Horror

The Legend Reborn – Hatchet II (2010)


The second Hatchet film, a slasher of epic proportions written and directed by Adam Green once again, picks up right after the first without missing a single beat as Victor Crowley is about to kill Marybeth played by Danielle Harris. After a tense scene, she manages to get away and goes for help and where else but to the one and only Tony Todd who plays a shady huckster named Reverend Zombie looking to make a bit of money any way he can, even at the cost of a few lives should it mean access to Honey Island swamp once again.

It might be fair to say that Hatchet II is one of those rare occurrences where the second film is better than its predecessor. Surprising though it might sound, Green follows the same formula as he did in the first, not wanting to stray from what so obviously worked so well during the initial go round and who can blame the guy. So what does he do but go bigger, crazier, and bloodier and to simply provide far more of what made the first film so good which is more of the unstoppable Victor Crowley and the man who played him, Kane Hodder. The gore is extreme, the kill scenes so outrageous at times that one can only wonder just how much farther Green can take them and yet as the movie goes on, he continues to push it further and further. The film is also funnier with Todd getting a few smirks and Parry Shen who returns as his own twin brother providing a couple of laughs. There is the odd flaw, such as why anyone would volunteer to go in a swamp which nobody ever returns from and where a known killer lives, even for five hundred dollars. The recasting of Marybeth which was not so awful as it was inconsistent with the previous portrayal of her character, though one could chalk it up to her being exhausted and grieving over the loss of her family. That being said, the film was still all kinds of fun.

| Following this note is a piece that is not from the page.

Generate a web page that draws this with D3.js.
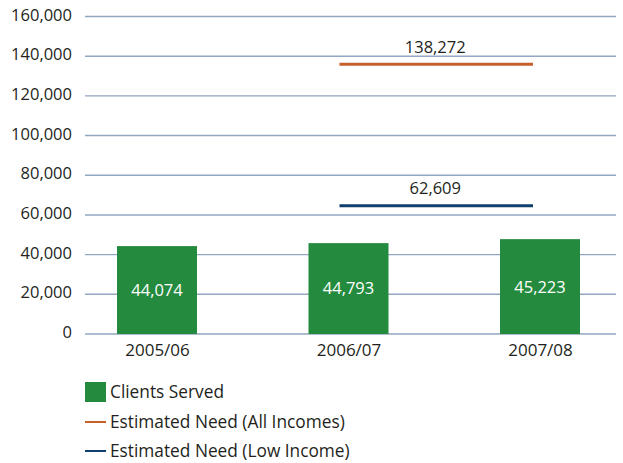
<!DOCTYPE html>
<html>
<head>
<meta charset="utf-8">
<script src="https://cdn.jsdelivr.net/npm/d3@7"></script>
<style>
  html, body { margin: 0; padding: 0; background: #ffffff; }
  text { font-family: "Open Sans", "Noto Sans", sans-serif; fill: #231f20; }
</style>
</head>
<body>
<svg id="chart" width="623" height="463"></svg>
<script>
// ---- data ----
const categories = ["2005/06", "2006/07", "2007/08"];
const clientsServed = [44300, 45800, 47800];          // bar heights as drawn
const clientsLabels = ["44,074", "44,793", "45,223"]; // printed labels
const needAllIncomes = 136000;
const needAllIncomesLabel = "138,272";
const needLowIncome = 64600;
const needLowIncomeLabel = "62,609";
const yTicks = [0, 20000, 40000, 60000, 80000, 100000, 120000, 140000, 160000];
const legendItems = ["Clients Served", "Estimated Need (All Incomes)", "Estimated Need (Low Income)"];

// ---- styles ----
const green = "#248b3e", orange = "#c75f28", navy = "#0e3f6d", grid = "#93a6c3";

const svg = d3.select("#chart");
const plotLeft = 85, plotRight = 616;

const y = d3.scaleLinear().domain([0, 160000]).range([334, 16.5]);
const x = d3.scalePoint().domain(categories).range([157, 540]);
const xi = d3.scaleLinear().domain([0, categories.length - 1]).range([157, 540]);
const barW = 80;

// gridlines
svg.append("g").selectAll("line").data(yTicks).join("line")
  .attr("x1", plotLeft).attr("x2", plotRight)
  .attr("y1", d => y(d)).attr("y2", d => y(d))
  .attr("stroke", grid).attr("stroke-width", 1.4);

// y axis labels
const yAxis = d3.axisLeft(y).tickValues(yTicks).tickSize(0).tickPadding(0)
  .tickFormat(d3.format(","));
const yg = svg.append("g").attr("transform", `translate(72,0)`).call(yAxis);
yg.select(".domain").remove();
yg.selectAll("text").attr("font-size", 16.5).attr("dy", "0.22em")
  .style("font-family", "'Open Sans', sans-serif").attr("fill", "#231f20");

// x axis labels
const xAxis = d3.axisBottom(x).tickSize(0).tickPadding(0);
const xg = svg.append("g").attr("transform", `translate(0,341)`).call(xAxis);
xg.select(".domain").remove();
xg.selectAll("text").attr("font-size", 17).attr("dy", "0.9em")
  .style("font-family", "'Open Sans', sans-serif").attr("fill", "#231f20");

// bars
svg.append("g").selectAll("rect").data(clientsServed).join("rect")
  .attr("x", (d, i) => x(categories[i]) - barW / 2)
  .attr("width", barW)
  .attr("y", d => y(d))
  .attr("height", d => y(0) - y(d))
  .attr("fill", green);

// bar labels
svg.append("g").selectAll("text").data(clientsServed).join("text")
  .attr("x", (d, i) => x(categories[i]))
  .attr("y", d => (y(d) + y(0)) / 2)
  .attr("dy", "0.36em")
  .attr("text-anchor", "middle")
  .attr("font-size", 16.5)
  .style("fill", "#ffffff")
  .text((d, i) => clientsLabels[i]);

// need lines
const lineX1 = xi(1) - 9, lineX2 = xi(2) - 7;
const needs = [
  { v: needAllIncomes, label: needAllIncomesLabel, color: orange },
  { v: needLowIncome, label: needLowIncomeLabel, color: navy }
];
svg.append("g").selectAll("line").data(needs).join("line")
  .attr("x1", lineX1).attr("x2", lineX2)
  .attr("y1", d => y(d.v)).attr("y2", d => y(d.v))
  .attr("stroke", d => d.color).attr("stroke-width", 3);
svg.append("g").selectAll("text").data(needs).join("text")
  .attr("x", (lineX1 + lineX2) / 2 - 1)
  .attr("y", d => y(d.v) - 11.5)
  .attr("text-anchor", "middle")
  .attr("font-size", 16.5)
  .text(d => d.label);

// legend
const lg = svg.append("g");
const legendY = [392, 422, 451];
lg.append("rect").attr("x", 85).attr("y", legendY[0] - 10).attr("width", 21).attr("height", 20).attr("fill", green);
lg.append("line").attr("x1", 85).attr("x2", 106).attr("y1", legendY[1]).attr("y2", legendY[1])
  .attr("stroke", orange).attr("stroke-width", 2);
lg.append("line").attr("x1", 85).attr("x2", 106).attr("y1", legendY[2]).attr("y2", legendY[2])
  .attr("stroke", navy).attr("stroke-width", 2);
lg.selectAll("text").data(legendItems).join("text")
  .attr("x", 110).attr("y", (d, i) => legendY[i]).attr("dy", "0.36em")
  .attr("font-size", 17.3).text(d => d);
</script>
</body>
</html>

While the first movie was all familiar tropes and clichés and this film essentially being a rehash of that, there is little that audiences had not seen by this point. Green though, understands the genre and he makes the film as entertaining and as exciting as he possibly can and for all intents and purposes, he succeeds. Just like Hatchet, Hatchet II leaves off on a cliff-hanger, once again promising another instalment sometime down the road, which luckily for audiences, would happen three years later.